By restricting attention to agency problems in economics, rather than in politics, Robin restricts attention to situations where institutions are strong and behaviour is punished if it gets too egregious. Though even today, there is plenty of betrayal by "agents" in politics, even if the results are less lethal than in times gone by. In economics, too, we have fraudulent investors, some of which escape punishment. Agents betray their principals to the utmost - when they can get away with it.

So Robin's argument is entirely dependent on the assumption that institutions or rivals will prevent AIs from being able to abuse their agency power. Absent that assumption, most of the "large (mostly economic) literature on agency failures" becomes irrelevant.

So, would institutions be able to detect and punish abuses by future powerful AI agents? I'd argue we can't count on it, but it's a question that needs its own exploration, and is very different from what Robin's economic point seemed to be.

New Comment
7 comments, sorted by Click to highlight new comments since: Today at 7:59 AM

While I have no reason to suspect Hanson's summary of the agency literature is inaccurate, I feel like he really focused on the question of "should we expect AI agents on average to be dangerous" and concluded the answer was no, based on human and business agents.

This doesn't seem to address Christiano's true concern, which I would phrase more like "what is the likelihood at least one powerful AI turns dangerous because of principal agent problems."

One way to square this might be to take some of Hanson's own suggestions to imagine a comparison case. For example, if we look at the way real businesses have failed as agents in different cases, and then assume the business is made of Ems instead, does that make our problem worse or better?

My expectation is that it would mostly just make the whole category higher-variance; the successes will be more successful, but the failures will do more damage. If everything else about the system stays the same, this seems like a straight increase in catastrophic risk.

While I have no reason to suspect Hanson's summary of the agency literature is inaccurate

I'm not sure the implicit message in his summary is accurate. He says "But this literature has not found that smarter agents are more problematic, all else equal". This is perfectly compatible with "nobody has ever modelled this problem at all"; if someone had modelled it and said that smarter agents don't misbehave, then that should have been cited. He says that the problem is generally modelled with the agent (and the principle) being unboundedly rational. This means that smartness and rationality cannot be modelled within the model at all (and I suspect that these are the usual "unboundedly-rational-with-extremely-limited-actions-sets" which fail at realistically modelling either bounded or unbounded rationality).

That could be. I had assumed that when referring to the literature he was including some number of real-world examples against which those models are measured, like the number of lawsuits over breach of contract versus the estimated number of total contracts, or something. Reviewing the piece I realize he didn't specify that, but I note that I would be surprised if the literature didn't include anything of the sort and also that it would be unusual for him to neglect current real examples.

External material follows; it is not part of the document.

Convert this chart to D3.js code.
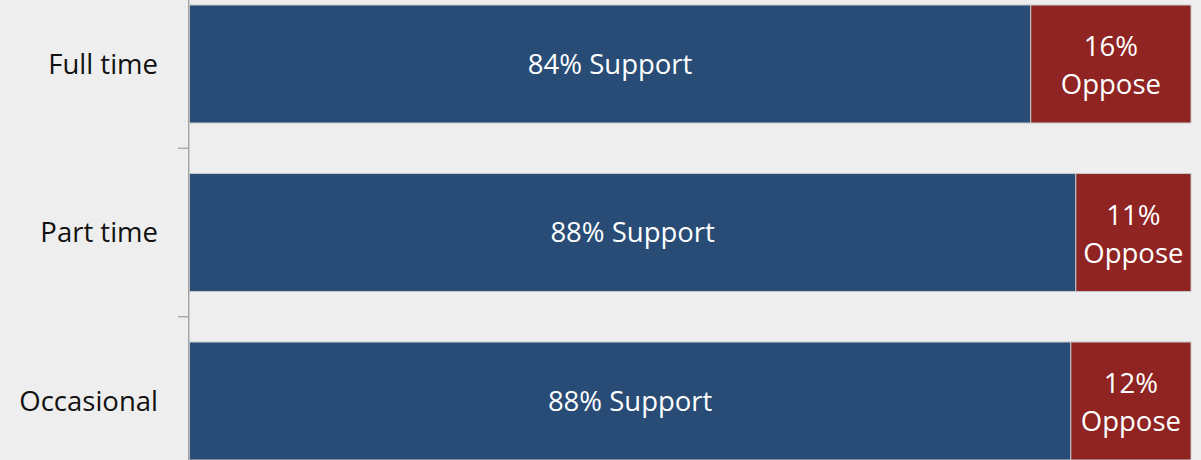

I think that is a great insight. If we are going to rely on good institutions to tame behaviors, create the incentives that promote the desired behaviors, then we need the time for those institutions to develop to the point they can serve the purpose.

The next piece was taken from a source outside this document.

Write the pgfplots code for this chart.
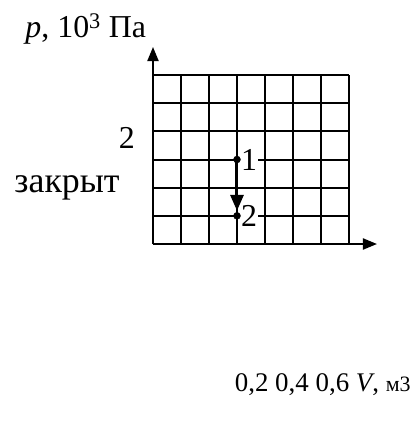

Perhaps rather than the current lit on P-A problems and how they are resolved today, one needs to look at the old histories about how such institutions arose and the various paths, and back tracking I suspect, that history shows.

If I understand one of the big concerns about AI in this regard, we also need to keep in mind that we might not have the same luxury of long times for institutional development and evolution in response to poor structures and the many unknowns that are discovered.

More examples can be dug out from some of Wikipedia's list of rulers deposed as children.

This suffers from an obvious huge selection bias, right? Also:

We have no reason to restrict to child-monarchs - so many Emperors, Kings, and Tsars have been deposed by their advisers or "agents".

I guess this is a general argument that we shouldn't delegate things to others. But the interesting argument to worry about AI is that delegating to smarter artificial agents is much worse than the usual delegation scenario that we're used to, because of how much smarter they are than us. So if child-monarchs are deposed by advisers at the same rate as emperors, that's some evidence that the gap between the wisdom of the principal and the agent doesn't make things worse (although it could be that the absolute level of the wisdom of the agent modulates the effect of the gap, since this is held approximately constant in the sample).

I mainly mentioned child-rulers because Robin was using that example; and I used "getting deposed" as an example of agency problems that weren't often (ever?) listed in the economics literature.

TBC I agree that child-rulers are a relevant case, I just think that the frequency with which they are deposed relative to adult-rulers is what matters evidentially. I think I agree that getting deposed doesn't fit well into the agency literature though.